Providing a different view during the PCI session this week, Bryon Ehrhart, CEO of Aon Benfield Americas, took issue with the idea that the pension funds will “cut and run” in the event of a large loss, suggesting that reinsurance executives just don’t understand how pension administrators operate.
“They have been through massive financial catastrophes”—much worse than the reinsurer CEOs are even contemplating. “If you look back at their histories, they are professionals. They have been at it, in most cases 30 or 40 years.
“The reason they have continued to make money is because they’ve stayed. They didn’t cut and run” when they experienced losses, he said, making a point he previously communicated to Carrier Management in an interview last year. At the time, Ehrhart used the example of a pension fund administrator whose multibillion 2009 mark-to-market loss of residential mortgages had evaporated years later because he stayed the course.
The Unicover Movie
Earlier in the session, Montross took issue with Ehrhart’s firm, and in particular, a report published by Aon Benfield in connection with midyear reinsurance renewals over the summer. According to Montross, the Aon Benfield report, which he didn’t specifically identify at the PCI conference but did source in a July blog item he authored for Gen Re’s website, said that reinsurance pricing for catastrophe coverage is at a “generational low.”
According to Montross, the report further argued that the cheaper reinsurance should be used by insurers to create cheaper gross-priced products or in someone’s capital.
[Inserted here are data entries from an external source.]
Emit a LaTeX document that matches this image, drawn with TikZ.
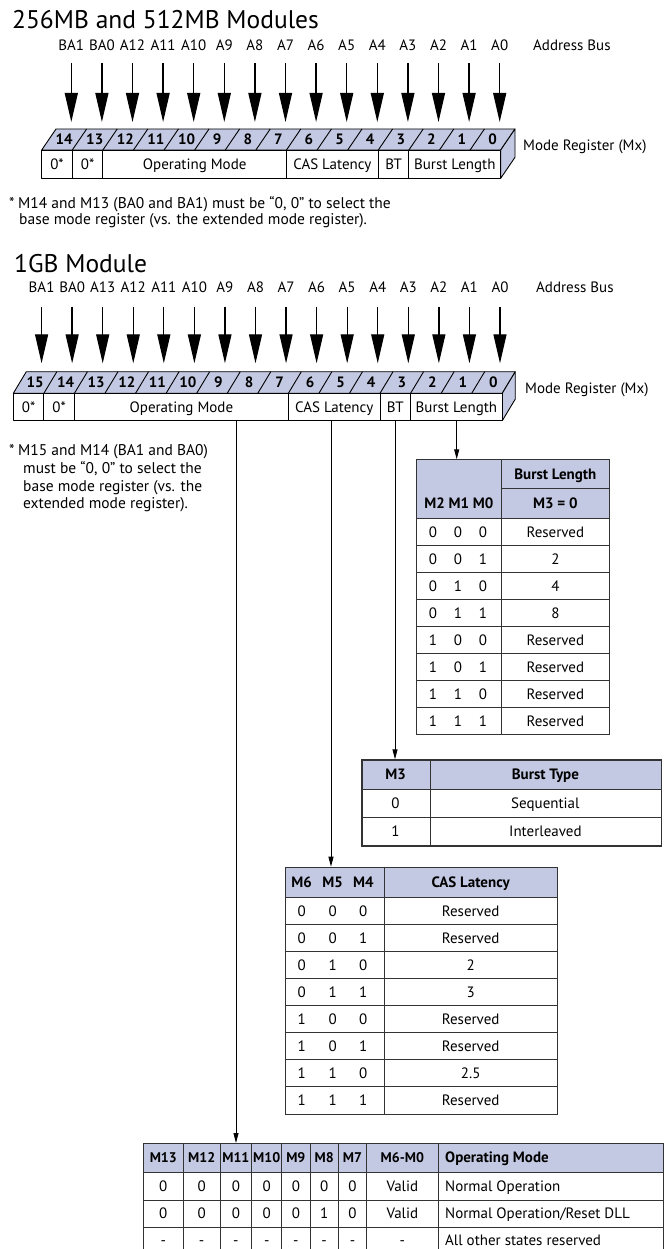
\documentclass[tikz,border=0pt]{standalone}
\usepackage{fontspec}
\setmainfont{PT Sans}
\usetikzlibrary{arrows.meta}
\definecolor{lav}{HTML}{C3C9E2}
\definecolor{tline}{HTML}{333333}
\begin{document}
\begin{tikzpicture}[x=1pt,y=-1pt,
  lbl/.style={inner sep=0pt, font=\fontsize{15}{18}\selectfont, text height=10.5pt, text depth=0pt},
  blbl/.style={lbl, font=\fontsize{15}{18}\selectfont\bfseries},
  omh/.style={lbl, font=\fontsize{14}{17}\selectfont\bfseries},
  fnote/.style={lbl, anchor=west, font=\fontsize{15.5}{18}\selectfont},
  ttl/.style={inner sep=0pt, font=\fontsize{25.5}{30}\selectfont, text height=17.5pt, text depth=0pt, anchor=west},
  bigarrow/.style={line width=1.3pt, -{Triangle[length=29pt,width=13pt]}},
  smallarrow/.style={line width=0.9pt, -{Triangle[length=10pt,width=5pt]}},
  reg/.style={line width=0.9pt, draw=black, line join=round},
  tab/.style={line width=0.9pt, draw=tline},
  tabbox/.style={tab, inner sep=0pt, anchor=north west},
]
\useasboundingbox (0,0) rectangle (669,1249);

% ---------------- 256MB / 512MB ----------------
\node[ttl] (t1) at (12,20) {256MB and 512MB Modules};
\foreach \lab [count=\j from 0] in {BA1,BA0,A12,A11,A10,A9,A8,A7,A6,A5,A4,A3,A2,A1,A0}{
  \pgfmathsetmacro\xx{56+30.6*(\j+0.5)}
  \node[lbl] (ua\j) at (\xx,45) {\lab};
  \coordinate (us\j) at (\xx,63);
  \coordinate (ue\j) at (\xx,122);
  \draw[bigarrow] (us\j) -- (ue\j);
}
\filldraw[reg, fill=lav] (41.7,150) -- (56,129) -- (515,129) -- (500.7,150) -- cycle;
\filldraw[reg, fill=lav] (500.7,150) -- (515,129) -- (515,157.3) -- (500.7,178.3) -- cycle;
\filldraw[reg, fill=white] (41.7,150) rectangle (500.7,178.3);
\foreach \j in {1,...,14} \draw[reg] ({41.7+30.6*\j},150) -- ({41.7+30.6*\j+14.3},129);
\foreach \b [count=\j from 0] in {14,13,...,0}
  \node[blbl] (ub\j) at ({41.7+30.6*(\j+0.5)+7.15},139.5) {\b};
\foreach \j in {1,2,8,11,12} \draw[reg] ({41.7+30.6*\j},150) -- ({41.7+30.6*\j},178.3);
\node[lbl] (uf1) at ({41.7+30.6*0.5},164.2) {0*};
\node[lbl] (uf2) at ({41.7+30.6*1.5},164.2) {0*};
\node[lbl] (uf3) at ({41.7+30.6*5},164.2) {Operating Mode};
\node[lbl] (uf4) at ({41.7+30.6*9.5},164.2) {CAS Latency};
\node[lbl] (uf5) at ({41.7+30.6*11.5},164.2) {BT};
\node[lbl] (uf6) at ({41.7+30.6*13.5},164.2) {Burst Length};
\node[lbl, anchor=west] (uab) at (533,45) {Address Bus};
\node[lbl, anchor=west] (umr) at (523,145) {Mode Register (Mx)};
\node[fnote] (un0) at (9,203) {*};
\node[fnote] (un1) at (18,203) {M14 and M13 (BA0 and BA1) must be “0, 0” to select the};
\node[fnote] (un2) at (19,219) {base mode register (vs. the extended mode register).};

% ---------------- 1GB ----------------
\node[ttl] (t2) at (14,263.5) {1GB Module};
\foreach \lab [count=\j from 0] in {BA1,BA0,A13,A12,A11,A10,A9,A8,A7,A6,A5,A4,A3,A2,A1,A0}{
  \pgfmathsetmacro\xx{26.3+30.56*(\j+0.5)}
  \node[lbl] (ga\j) at (\xx,287) {\lab};
  \coordinate (gs\j) at (\xx,306.7);
  \coordinate (ge\j) at (\xx,363.3);
  \draw[bigarrow] (gs\j) -- (ge\j);
}
\filldraw[reg, fill=lav] (13.3,393.3) -- (26.3,371.7) -- (515.26,371.7) -- (502.26,393.3) -- cycle;
\filldraw[reg, fill=lav] (502.26,393.3) -- (515.26,371.7) -- (515.26,399.1) -- (502.26,420.7) -- cycle;
\filldraw[reg, fill=white] (13.3,393.3) rectangle (502.26,420.7);
\foreach \j in {1,...,15} \draw[reg] ({13.3+30.56*\j},393.3) -- ({13.3+30.56*\j+13},371.7);
\foreach \b [count=\j from 0] in {15,14,...,0}
  \node[blbl] (gb\j) at ({13.3+30.56*(\j+0.5)+6.5},382.5) {\b};
\foreach \j in {1,2,9,12,13} \draw[reg] ({13.3+30.56*\j},393.3) -- ({13.3+30.56*\j},420.7);
\node[lbl] (gf1) at ({13.3+30.56*0.5},407) {0*};
\node[lbl] (gf2) at ({13.3+30.56*1.5},407) {0*};
\node[lbl] (gf3) at ({13.3+30.56*5.5},407) {Operating Mode};
\node[lbl] (gf4) at ({13.3+30.56*10.5},407) {CAS Latency};
\node[lbl] (gf5) at ({13.3+30.56*12.5},407) {BT};
\node[lbl] (gf6) at ({13.3+30.56*14.5},407) {Burst Length};
\node[lbl, anchor=west] (gab) at (536,287.5) {Address Bus};
\node[lbl, anchor=west] (gmr) at (525,388) {Mode Register (Mx)};
\node[fnote] (gn0) at (9,450) {*};
\node[fnote] (gn1) at (18,450) {M15 and M14 (BA1 and BA0)};
\node[fnote] (gn2) at (23,468) {must be “0, 0” to select the};
\node[fnote] (gn3) at (23,486) {base mode register (vs. the};
\node[fnote] (gn4) at (23,503.5) {extended mode register).};

\coordinate (blsrc) at (456.7,420.7);
\coordinate (btsrc) at (395,420.7);
\coordinate (cassrc) at (331,420.7);
\coordinate (omsrc) at (236,420.7);

% ---------------- Burst Length table ----------------
\fill[lav] (416,459.3) rectangle (609,518.3);
\node[tabbox, draw, minimum width=193pt, minimum height=275pt] (bltab) at (416,459.3) {};
\draw[tab] (501.7,459.3) -- (501.7,734.3);
\draw[tab] (501.7,488.3) -- (609,488.3);
\foreach \k in {0,...,7} \draw[tab] (416,{518.3+27*\k}) -- (609,{518.3+27*\k});
\node[blbl] (blh1) at (555.35,473.8) {Burst Length};
\node[blbl] (blh2) at (555.35,503.3) {M3 = 0};
\node[blbl] (blh3) at (458.85,503.3) {M2 M1 M0};
\foreach \a/\b/\c/\v [count=\k from 0] in {0/0/0/Reserved,0/0/1/2,0/1/0/4,0/1/1/8,1/0/0/Reserved,1/0/1/Reserved,1/1/0/Reserved,1/1/1/Reserved}{
  \pgfmathsetmacro\yy{518.3+27*\k+13.5}
  \node[lbl] (bla\k) at (433,\yy) {\a};
  \node[lbl] (blb\k) at (458,\yy) {\b};
  \node[lbl] (blc\k) at (483,\yy) {\c};
  \node[lbl] (blv\k) at (555.35,\yy) {\v};
}
\draw[smallarrow] (blsrc) -- (blsrc |- bltab.north);

% ---------------- Burst Type table ----------------
\fill[lav] (361,759.3) rectangle (660.7,789);
\draw[tab] (430,759.3) -- (430,845.3);
\draw[tab] (361,789) -- (660.7,789);
\draw[tab] (361,817.3) -- (660.7,817.3);
\node[tabbox, draw, line width=1.7pt, minimum width=299.7pt, minimum height=86pt] (bttab) at (361,759.3) {};
\node[blbl] (bth1) at (395.5,774.2) {M3};
\node[blbl] (bth2) at (545.35,774.2) {Burst Type};
\node[lbl] (bta0) at (395.5,803.2) {0};
\node[lbl] (btv0) at (545.35,803.2) {Sequential};
\node[lbl] (bta1) at (395.5,831.3) {1};
\node[lbl] (btv1) at (545.35,831.3) {Interleaved};
\draw[smallarrow] (btsrc) -- (btsrc |- bttab.north);

% ---------------- CAS Latency table ----------------
\fill[lav] (285,866.7) rectangle (557,897.7);
\node[tabbox, draw, minimum width=272pt, minimum height=247pt] (castab) at (285,866.7) {};
\draw[tab] (384.3,866.7) -- (384.3,1113.7);
\foreach \k in {0,...,7} \draw[tab] (285,{897.7+27*\k}) -- (557,{897.7+27*\k});
\node[blbl] (cash1) at (301.7,882.2) {M6};
\node[blbl] (cash2) at (332.7,882.2) {M5};
\node[blbl] (cash3) at (363.3,882.2) {M4};
\node[blbl] (cash4) at (470.65,882.2) {CAS Latency};
\foreach \a/\b/\c/\v [count=\k from 0] in {0/0/0/Reserved,0/0/1/Reserved,0/1/0/2,0/1/1/3,1/0/0/Reserved,1/0/1/Reserved,1/1/0/2.5,1/1/1/Reserved}{
  \pgfmathsetmacro\yy{897.7+27*\k+13.5}
  \node[lbl] (casa\k) at (301.7,\yy) {\a};
  \node[lbl] (casb\k) at (332.7,\yy) {\b};
  \node[lbl] (casc\k) at (363.3,\yy) {\c};
  \node[lbl] (casv\k) at (470.65,\yy) {\v};
}
\draw[smallarrow] (cassrc) -- (cassrc |- castab.north);

% ---------------- Operating Mode table ----------------
\fill[lav] (143.3,1143) rectangle (663,1172);
\draw[tab] (143.3,1249) -- (143.3,1143) -- (663,1143) -- (663,1249);
\foreach \x in {183.3,220,251.7,281.7,310,338.3,366.7,438} \draw[tab] (\x,1143) -- (\x,1249);
\foreach \y in {1172,1200,1227} \draw[tab] (143.3,\y) -- (663,\y);
\coordinate (omtop) at (236,1143);
\foreach \h/\x [count=\k] in {M13/163.3,M12/201.65,M11/235.85,M10/266.7,M9/295.85,M8/324.15,M7/352.5,M6-M0/402.35}
  \node[omh] (omh\k) at (\x,1157.5) {\h};
\node[blbl, anchor=west] (omh9) at (445,1157.5) {Operating Mode};
\foreach \x [count=\k] in {163.3,201.65,235.85,266.7,295.85,324.15,352.5}{
  \node[lbl] (omra\k) at (\x,1186) {0};
  \node[lbl] (omrc\k) at (\x,1240.5) {-};
}
\foreach \v/\x [count=\k] in {0/163.3,0/201.65,0/235.85,0/266.7,0/295.85,1/324.15,0/352.5}
  \node[lbl] (omrb\k) at (\x,1213.5) {\v};
\node[lbl] (omv1) at (402.35,1186) {Valid};
\node[lbl] (omv2) at (402.35,1213.5) {Valid};
\node[lbl] (omv3) at (402.35,1240.5) {-};
\node[lbl, anchor=west] (omd1) at (445,1186) {Normal Operation};
\node[lbl, anchor=west] (omd2) at (445,1213.5) {Normal Operation/Reset DLL};
\node[lbl, anchor=west] (omd3) at (445,1240.5) {All other states reserved};
\draw[smallarrow] (omsrc) -- (omtop);
\end{tikzpicture}
\end{document}
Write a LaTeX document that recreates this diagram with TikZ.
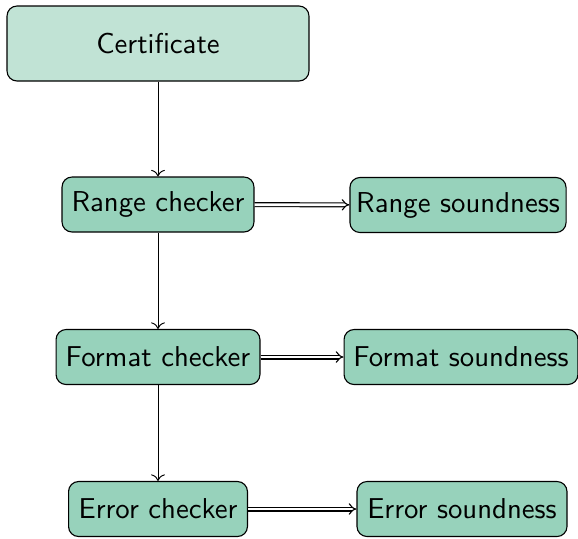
\documentclass[tikz,border=0pt]{standalone}
\usetikzlibrary{arrows.meta}
\definecolor{certfill}{HTML}{C1E3D5}
\definecolor{boxfill}{HTML}{97D2BB}
\begin{document}
\begin{tikzpicture}[x=0.36pt,y=-0.36pt,
  base/.style={draw, rounded corners=3.6pt, inner xsep=1.5pt, font=\sffamily\fontsize{10.35}{12}\selectfont, text=black, line width=0.4pt},
  cert/.style={base, fill=certfill, minimum height=27pt},
  box/.style={base, fill=boxfill, minimum height=19.8pt},
  flow/.style={->, line width=0.35pt},
  impl/.style={double, double distance=1pt, line width=0.4pt, -{Implies}}]
\useasboundingbox (0,0) rectangle (578,538);
\node[cert, minimum width=108.7pt] (cert) at (158,43.5) {Certificate};
\node[box, minimum width=69.1pt] (rc) at (158,204.5) {Range checker};
\node[box, minimum width=77.8pt] (rs) at (458,205) {Range soundness};
\node[box, minimum width=73.4pt] (fc) at (158,357) {Format checker};
\node[box, minimum width=84.2pt] (fs) at (461,357) {Format soundness};
\node[box, minimum width=64.4pt] (ec) at (158,509) {Error checker};
\node[box, minimum width=75.6pt] (es) at (462,509) {Error soundness};
\draw[flow] (cert) -- (rc);
\draw[flow] (rc) -- (fc);
\draw[flow] (fc) -- (ec);
\draw[impl] (rc) -- (rs);
\draw[impl] (fc) -- (fs);
\draw[impl] (ec) -- (es);
\end{tikzpicture}
\end{document}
Reacting to the idea, Montross said: “It’s fine to use cheap reinsurance … But I wouldn’t let that affect my gross pricing,” he said, going on to reference potential consequences like the Unicover debacle of the late 1990s.
Unicover was a pool of life insurers “that wrote workers comp reinsurance at 50 cents on the dollar. There was one set of clients that used it just to improve their financial performance, but didn’t affect their gross pricing. Another group reduced their gross pricing by as much as 40 percent.
“When that cheap reinsurance disappeared, four or five of those companies were insolvent within two years.”
It’s a “very very dangerous road to try to build what I would view as opportunistic reinsurance pricing right now as part of a long-term strategy,” Montross said.
In the July blog item, Montross concluded, “Any company that assumes this cheap alternative capital is permanent is taking a huge risk.”
In that same blog item, Montross gave his first public critique of hedge-fund reinsurers as well.
“The same brokerage firm [Aon Benfield] said ‘hedge fund-backed reinsurers seeking stable underwriting risks to complement sophisticated investment strategies will offer reinsurance terms attractive to classes that are not heavily reinsured today.’ The firm suggested that ‘auto and healthcare carriers are likely to lock in profits and become more capital-efficient.’
“We’ve also seen this movie before; it was called Risk Capital Re, which went out of business after just a few of years in business,” Montross wrote. “Writing reinsurance with the sole purpose of investing the float is backwards. Underwriting is the sustainable competitive advantage of any reinsurance or insurance enterprise that will be around to pay its claims for decades,” he wrote in the July blog item.